== PROBLEM DETAILS ==
Output the data word for word, dropping every image.
— BEGIN DATA SEGMENT —
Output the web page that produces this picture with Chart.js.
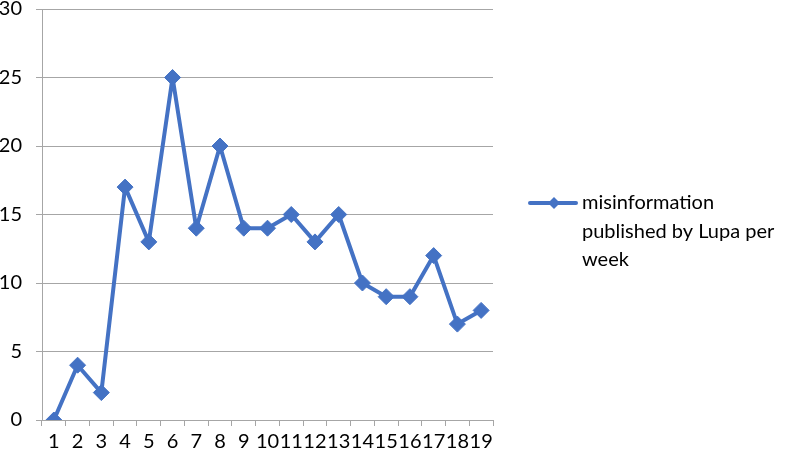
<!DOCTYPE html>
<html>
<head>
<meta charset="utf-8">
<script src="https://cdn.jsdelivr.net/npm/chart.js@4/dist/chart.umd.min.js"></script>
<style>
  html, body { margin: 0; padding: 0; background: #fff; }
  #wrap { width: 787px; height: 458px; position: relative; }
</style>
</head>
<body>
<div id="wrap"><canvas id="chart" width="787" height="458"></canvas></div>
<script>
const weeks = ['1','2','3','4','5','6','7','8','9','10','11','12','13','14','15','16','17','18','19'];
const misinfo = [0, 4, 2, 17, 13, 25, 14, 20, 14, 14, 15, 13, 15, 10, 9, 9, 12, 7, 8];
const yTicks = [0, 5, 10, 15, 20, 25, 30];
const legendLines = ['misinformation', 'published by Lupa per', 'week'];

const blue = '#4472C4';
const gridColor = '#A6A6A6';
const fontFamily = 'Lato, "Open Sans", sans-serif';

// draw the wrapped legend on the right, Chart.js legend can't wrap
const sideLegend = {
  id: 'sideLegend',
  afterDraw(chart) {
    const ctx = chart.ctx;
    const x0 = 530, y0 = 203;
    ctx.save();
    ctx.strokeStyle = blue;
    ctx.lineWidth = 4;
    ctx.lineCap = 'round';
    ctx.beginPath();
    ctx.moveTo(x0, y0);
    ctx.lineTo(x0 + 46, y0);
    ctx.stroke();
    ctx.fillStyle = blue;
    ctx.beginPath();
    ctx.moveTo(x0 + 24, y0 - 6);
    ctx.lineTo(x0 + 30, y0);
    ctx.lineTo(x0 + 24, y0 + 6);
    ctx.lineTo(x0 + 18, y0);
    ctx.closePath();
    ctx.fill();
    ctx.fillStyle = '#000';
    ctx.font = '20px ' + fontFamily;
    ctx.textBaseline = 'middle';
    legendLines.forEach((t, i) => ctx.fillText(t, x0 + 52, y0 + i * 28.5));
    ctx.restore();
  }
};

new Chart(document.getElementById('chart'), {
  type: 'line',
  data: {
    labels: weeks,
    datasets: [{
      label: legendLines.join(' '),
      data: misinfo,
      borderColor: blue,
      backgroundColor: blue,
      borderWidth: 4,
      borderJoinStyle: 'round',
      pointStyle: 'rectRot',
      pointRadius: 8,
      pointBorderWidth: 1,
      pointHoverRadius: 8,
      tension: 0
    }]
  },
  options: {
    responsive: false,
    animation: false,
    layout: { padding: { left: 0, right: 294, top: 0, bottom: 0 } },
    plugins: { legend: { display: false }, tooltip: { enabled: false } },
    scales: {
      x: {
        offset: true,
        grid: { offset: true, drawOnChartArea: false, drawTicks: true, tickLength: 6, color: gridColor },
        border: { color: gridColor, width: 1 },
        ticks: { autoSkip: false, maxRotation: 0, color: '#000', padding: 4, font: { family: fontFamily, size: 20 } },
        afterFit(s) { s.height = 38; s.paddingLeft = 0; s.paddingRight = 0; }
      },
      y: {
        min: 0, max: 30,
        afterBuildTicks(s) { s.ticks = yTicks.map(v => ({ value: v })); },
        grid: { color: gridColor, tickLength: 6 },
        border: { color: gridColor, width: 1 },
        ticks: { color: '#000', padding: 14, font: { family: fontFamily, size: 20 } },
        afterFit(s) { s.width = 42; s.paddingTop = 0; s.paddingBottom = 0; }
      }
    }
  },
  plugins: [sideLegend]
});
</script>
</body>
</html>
— END DATA SEGMENT —
== TASK ANSWER ==
Output the web page that produces this picture with Chart.js.
<!DOCTYPE html>
<html>
<head>
<meta charset="utf-8">
<script src="https://cdn.jsdelivr.net/npm/chart.js@4/dist/chart.umd.min.js"></script>
<style>
  html, body { margin: 0; padding: 0; background: #fff; }
  #wrap { width: 787px; height: 458px; position: relative; }
</style>
</head>
<body>
<div id="wrap"><canvas id="chart" width="787" height="458"></canvas></div>
<script>
const weeks = ['1','2','3','4','5','6','7','8','9','10','11','12','13','14','15','16','17','18','19'];
const misinfo = [0, 4, 2, 17, 13, 25, 14, 20, 14, 14, 15, 13, 15, 10, 9, 9, 12, 7, 8];
const yTicks = [0, 5, 10, 15, 20, 25, 30];
const legendLines = ['misinformation', 'published by Lupa per', 'week'];

const blue = '#4472C4';
const gridColor = '#A6A6A6';
const fontFamily = 'Lato, "Open Sans", sans-serif';

// draw the wrapped legend on the right, Chart.js legend can't wrap
const sideLegend = {
  id: 'sideLegend',
  afterDraw(chart) {
    const ctx = chart.ctx;
    const x0 = 530, y0 = 203;
    ctx.save();
    ctx.strokeStyle = blue;
    ctx.lineWidth = 4;
    ctx.lineCap = 'round';
    ctx.beginPath();
    ctx.moveTo(x0, y0);
    ctx.lineTo(x0 + 46, y0);
    ctx.stroke();
    ctx.fillStyle = blue;
    ctx.beginPath();
    ctx.moveTo(x0 + 24, y0 - 6);
    ctx.lineTo(x0 + 30, y0);
    ctx.lineTo(x0 + 24, y0 + 6);
    ctx.lineTo(x0 + 18, y0);
    ctx.closePath();
    ctx.fill();
    ctx.fillStyle = '#000';
    ctx.font = '20px ' + fontFamily;
    ctx.textBaseline = 'middle';
    legendLines.forEach((t, i) => ctx.fillText(t, x0 + 52, y0 + i * 28.5));
    ctx.restore();
  }
};

new Chart(document.getElementById('chart'), {
  type: 'line',
  data: {
    labels: weeks,
    datasets: [{
      label: legendLines.join(' '),
      data: misinfo,
      borderColor: blue,
      backgroundColor: blue,
      borderWidth: 4,
      borderJoinStyle: 'round',
      pointStyle: 'rectRot',
      pointRadius: 8,
      pointBorderWidth: 1,
      pointHoverRadius: 8,
      tension: 0
    }]
  },
  options: {
    responsive: false,
    animation: false,
    layout: { padding: { left: 0, right: 294, top: 0, bottom: 0 } },
    plugins: { legend: { display: false }, tooltip: { enabled: false } },
    scales: {
      x: {
        offset: true,
        grid: { offset: true, drawOnChartArea: false, drawTicks: true, tickLength: 6, color: gridColor },
        border: { color: gridColor, width: 1 },
        ticks: { autoSkip: false, maxRotation: 0, color: '#000', padding: 4, font: { family: fontFamily, size: 20 } },
        afterFit(s) { s.height = 38; s.paddingLeft = 0; s.paddingRight = 0; }
      },
      y: {
        min: 0, max: 30,
        afterBuildTicks(s) { s.ticks = yTicks.map(v => ({ value: v })); },
        grid: { color: gridColor, tickLength: 6 },
        border: { color: gridColor, width: 1 },
        ticks: { color: '#000', padding: 14, font: { family: fontFamily, size: 20 } },
        afterFit(s) { s.width = 42; s.paddingTop = 0; s.paddingBottom = 0; }
      }
    }
  },
  plugins: [sideLegend]
});
</script>
</body>
</html>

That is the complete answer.